Lonmin's refined metal production also dropped to 261,751 PGM ounces, from 330,261 PGM ounces in the year-ago period.
The London-listed company on Jan. 26 said it was disappointed with the first-quarter production at its Generation 2 shafts at the Marikana project and that the company is deploying additional stoping and vamping crews.
The expected platinum ounces from the smelter cleanup project will also contribute to achieving the company's output guidance, which is being maintained at between 650,000 platinum ounces and 680,000 platinum ounces in fiscal 2017, with unit costs ranging from 10,800 South African rand to 11,300 rand per PGM ounce.
Platinum sales for the first quarter of fiscal 2017 dropped 10.3% year over year to 134,954 ounces driven by lower mined tonnes, while PGM sales slipped just 0.2% to 289,962 ounces in the three months.

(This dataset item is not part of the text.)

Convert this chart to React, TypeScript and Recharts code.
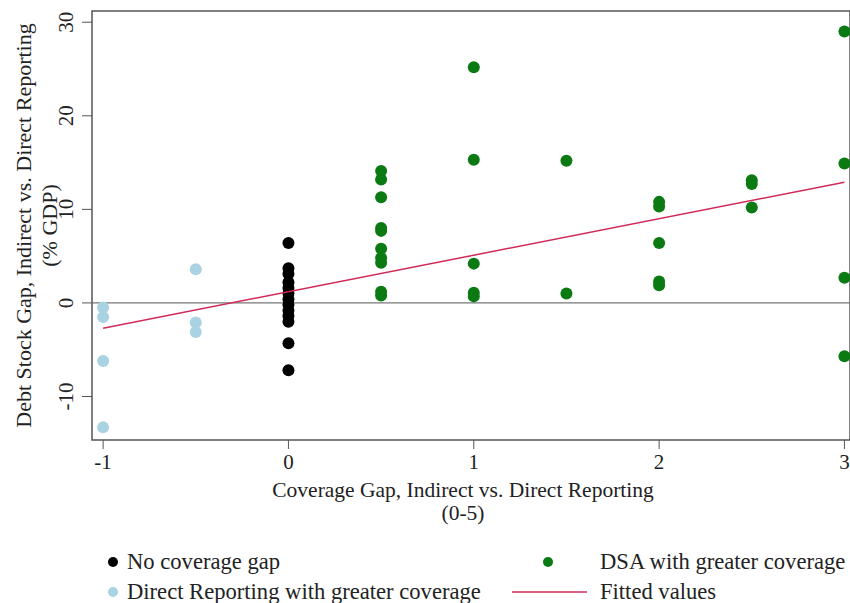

Unit costs per PGM ounce were 12.3% higher year over year at 12,296 rand, in part reflecting the increase in labor costs under a wage deal signed in October 2016, but also reflecting the weak mining performance.
Net cash at the end of 2016 stood at US$49 million, after US$106 million of working capital and CapEx in the first quarter. Total liquidity at December-2016 end was US$414 million.